Es braucht daher auch hier Kriterien, nach denen gesellschaftliche Gruppen für den ZDF-Fernsehrat ausgewählt werden. Nur so können die sozialen, kulturellen, religiösen und ethischen Belange unserer Gesellschaft auch angemessen vertreten werden.

Es wäre höchste Zeit, solche Kriterien festzulegen und diese auch öffentlich zu machen. Wenn dies im Rahmen der bisherigen Strukturen schwierig ist, sollte vielleicht doch noch einmal über eine unabhängige Kommission nachgedacht werden, die frei von Interessen und Befindlichkeiten der Länderchefs diese Kriterien erarbeiten könnte.

Wichtig ist vor allem auch, diese Debatte breiter zu führen.

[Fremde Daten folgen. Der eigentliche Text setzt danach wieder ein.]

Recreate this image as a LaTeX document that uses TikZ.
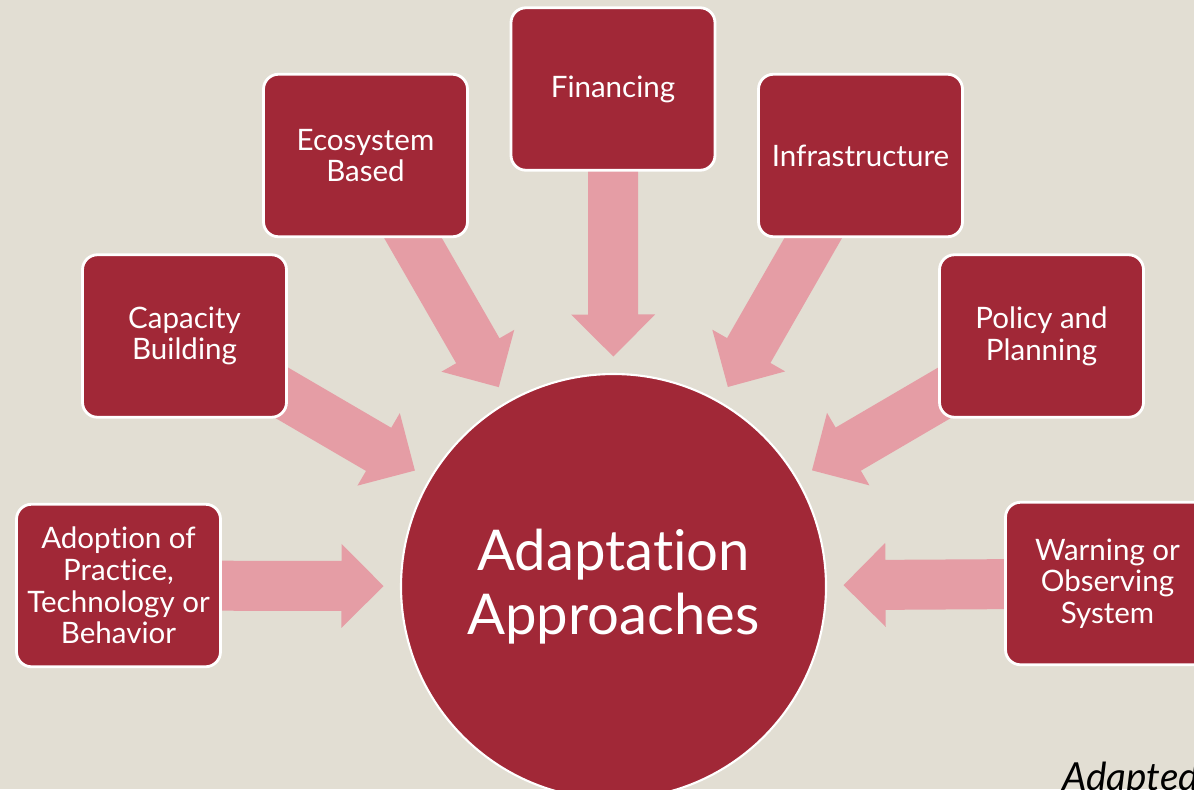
\documentclass[tikz,border=0pt]{standalone}
\usepackage{fontspec}
\setmainfont{Lato}[Ligatures=NoCommon]
\usepackage{xcolor}
\usetikzlibrary{calc, backgrounds}

\definecolor{boxred}{HTML}{A12837}
\definecolor{arrowpink}{HTML}{E59DA5}
\definecolor{paper}{HTML}{E2DED3}

% wide arrow from a box to the hub
\newcommand{\blockarrow}[1]{%
  \coordinate (tip) at ($(hub)!4.6cm!(#1)$);
  \coordinate (neck) at ($(tip)!0.84cm!(#1)$);
  \fill[arrowpink] (tip) -- ($(neck)!0.84cm!90:(#1)$) -- ($(neck)!0.5cm!90:(#1)$)
    -- ($(#1)!0.5cm!-90:(neck)$) -- ($(#1)!0.5cm!90:(neck)$)
    -- ($(neck)!0.5cm!-90:(#1)$) -- ($(neck)!0.84cm!-90:(#1)$) -- cycle;
}

\begin{document}
\begin{tikzpicture}[
    box/.style={rectangle, draw=white, line width=1.6pt, rounded corners=0.3cm, fill=boxred, minimum width=4.08cm, minimum height=3.25cm, align=center, text=white, font=\fontsize{16.8}{18}\selectfont},
    hubnode/.style={circle, draw=white, line width=1.2pt, fill=boxred, minimum size=8.5cm, inner sep=0pt, align=center, text=white, font=\fontsize{32}{36}\selectfont}
]
    \useasboundingbox (0,0) rectangle (23.88,-15.78);
    \clip (0,0) rectangle (23.88,-15.78);

    % Centre
    \node[hubnode] (hub) at (12.27,-11.73) {Adaptation\\Approaches};

    % Approaches around it
    \node[box] (adopt) at (2.37,-11.71) {Adoption of\\Practice,\\Technology or\\Behavior};
    \node[box] (capacity) at (3.69,-6.72) {Capacity\\Building};
    \node[box] (ecosystem) at (7.31,-3.11) {Ecosystem\\Based};
    \node[box] (financing) at (12.26,-1.78) {Financing};
    \node[box] (infra) at (17.21,-3.11) {Infrastructure};
    \node[box] (policy) at (20.83,-6.72) {Policy and\\Planning};
    \node[box] (warning) at (22.15,-11.67) {Warning or\\Observing\\System};

    % Source note
    \node[anchor=base west, inner sep=0pt, font=\fontsize{22}{26}\selectfont\itshape] (source) at (21.24,-15.8) {Adapted};

    % Arrows
    \begin{scope}[on background layer]
        \fill[paper] (0,0) rectangle (23.88,-15.78);
        \blockarrow{adopt}
        \blockarrow{capacity}
        \blockarrow{ecosystem}
        \blockarrow{financing}
        \blockarrow{infra}
        \blockarrow{policy}
        \blockarrow{warning}
    \end{scope}
\end{tikzpicture}
\end{document}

Bereits die Verhandlungen über den neuen ZDF-Staatsvertrag liefen wie üblich: klammheimlich in den Hinterzimmern der Staatskanzleien. Es gab bisher keine Anhörungen, öffentlichen Diskussionen, nicht einmal eine Veröffentlichung der geplanten Änderungen. Dabei war sogar der eigentliche Gesetzgeber außen vor: die Parlamente. Das ist nach dem Verlust der Glaubwürdigkeit des ZDF und des öffentlich-rechtlichen Rundfunks im Allgemeinen durch die Causa Brender ein absoluter Fehlstart. Es sieht wieder einmal danach aus,  dass die Regierungschefs der Länder die Strippen ziehen und dabei ihre eigenen Interessen stärker im Auge haben als das der Zuschauerinnen und Zuschauer.

Dabei geht es um etwas sehr Wichtiges: um die Glaubwürdigkeit der öffentlich-rechtlichen Sender und um ihre Akzeptanz bei den Beitragszahlern. Dafür muss es einen echten Neuanfang geben.